Когда я спрашивала об отношениях с местным населением, отвечали, что все складывалось по-разному. Были конфликты, когда виноватыми были обе стороны.
Больше всего их поражали местные дети со взрослым взглядом, злым или вообще каким-то стеклянным, ничего не выражающим. Когда своими глазами видели разрушенные дома и общественные здания, не верили, что все можно быстро восстановить.
Через несколько лет очевидцы вспоминают свои командировки на войну так, как будто только вчера оттуда приехали. Одни не хотят говорить вообще, другие соглашаются рассказать только то, что считают достойным внимания они. Не на все вопросы отвечают охотно.
Может, просто еще не так много времени прошло, чтобы они могли посмотреть на себя и события со стороны. А может, не хотят вспоминать «некрасивую правду».
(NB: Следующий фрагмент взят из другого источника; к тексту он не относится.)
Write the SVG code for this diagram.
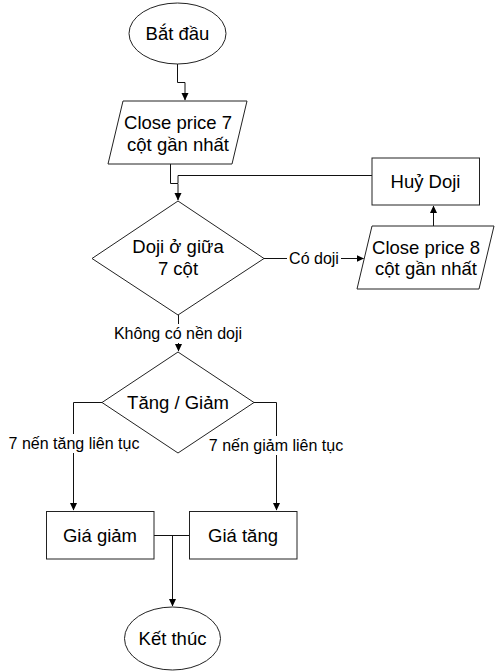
<svg xmlns="http://www.w3.org/2000/svg" width="496" height="672" viewBox="0 0 496 672">
<defs>
<marker id="arr" markerWidth="8" markerHeight="8" refX="7" refY="4" orient="auto" markerUnits="userSpaceOnUse">
<path d="M0,0.5 L7.5,4 L0,7.5 Z" fill="#000"/>
</marker>
<style>
.n{fill:#fff;stroke:#222;stroke-width:1}
.t{font-family:"Liberation Sans",Arial,sans-serif;font-size:18.5px;fill:#000;text-anchor:middle}
.l{font-family:"Liberation Sans",Arial,sans-serif;font-size:16px;fill:#000;text-anchor:middle}
.c{fill:none;stroke:#111;stroke-width:1}
.bg{fill:#fff}
</style>
</defs>
<rect width="496" height="672" fill="#fff"/>
<g id="connectors">
<path class="c" d="M177.5,64 V82.5 H185 V100" marker-end="url(#arr)"/>
<path class="c" d="M170.5,164 V183.5 H178 V200" marker-end="url(#arr)"/>
<path class="c" d="M372,175.5 H178 V183"/>
<path class="c" d="M264,258.5 H363.5" marker-end="url(#arr)"/>
<path class="c" d="M433.5,226 V206" marker-end="url(#arr)"/>
<path class="c" d="M178.5,315 V351" marker-end="url(#arr)"/>
<path class="c" d="M102,402.5 H73.5 V510" marker-end="url(#arr)"/>
<path class="c" d="M254,402.5 H276.5 V510" marker-end="url(#arr)"/>
<path class="c" d="M154,535.5 H189"/>
<path class="c" d="M172.5,535.5 V606" marker-end="url(#arr)"/>
<rect class="bg" x="287" y="249" width="54" height="19"/>
<text class="l" x="314" y="264">Có doji</text>
<rect class="bg" x="111" y="324" width="134" height="19"/>
<text class="l" x="178" y="339">Không có nền doji</text>
<rect class="bg" x="4" y="434" width="140" height="19"/>
<text class="l" x="74" y="449">7 nến tăng liên tục</text>
<rect class="bg" x="204" y="436" width="144" height="19"/>
<text class="l" x="276" y="451">7 nến giảm liên tục</text>
</g>
<g id="start">
<ellipse class="n" cx="177.5" cy="33.5" rx="48.5" ry="30.5"/>
<text class="t" x="177.5" y="40">Bắt đầu</text>
</g>
<g id="close7">
<polygon class="n" points="123,101 247,101 232,164 108,164"/>
<text class="t" x="178" y="128.5">Close price 7</text>
<text class="t" x="178" y="150.5">cột gần nhất</text>
</g>
<g id="doji">
<polygon class="n" points="178,201 264,258.5 178,315 92,258.5"/>
<text class="t" x="178" y="253">Doji ở giữa</text>
<text class="t" x="178" y="275">7 cột</text>
</g>
<g id="huy">
<rect class="n" x="372" y="158" width="107.5" height="47"/>
<text class="t" x="425.5" y="188">Huỷ Doji</text>
</g>
<g id="close8">
<polygon class="n" points="372,226 494,226 479,289 357,289"/>
<text class="t" x="426" y="253.5">Close price 8</text>
<text class="t" x="426" y="275">cột gần nhất</text>
</g>
<g id="tanggiam">
<polygon class="n" points="178,352 254,402.5 178,453 102,402.5"/>
<text class="t" x="178" y="408.5">Tăng / Giảm</text>
</g>
<g id="giagiam">
<rect class="n" x="46.5" y="511.5" width="107.5" height="47.5"/>
<text class="t" x="100" y="541.5">Giá giảm</text>
</g>
<g id="giatang">
<rect class="n" x="189.5" y="511.5" width="107.5" height="47.5"/>
<text class="t" x="243" y="541.5">Giá tăng</text>
</g>
<g id="end">
<ellipse class="n" cx="172.5" cy="638.5" rx="48" ry="31.5"/>
<text class="t" x="172.5" y="645">Kết thúc</text>
</g>
</svg>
В Интернете я прочитала сообщение от 12 января 2010 года информагентства Интерфакс-Поволжье о том, что отряд пензенских милиционеров в количестве 60 человек вернулся домой после шести месяцев командировки. Половина из них не имели опыта работы в горячих точках. «Обстановка в этом регионе Северного Кавказа хоть и стабилизируется, но террористам по-прежнему удается совершать вылазки…» Поняла, что снова привезли с собой участники событий «груз человеческих трагедий и печальных воспоминаний». И снова у каждого из этих воспоминаний будет своя правда, свое отношение к тому, что происходит в Чечне. Никто не может мне ответить, когда на Кавказе установятся мир и порядок и не потребуется больше жертв.
Все очевидцы событий понимают, что на территории Северного Кавказа происходят военные действия, в которые вовлечены местные жители, а жители других регионов становятся их заложниками, потому что принимают участие в военных операциях, конца которым пока не видно.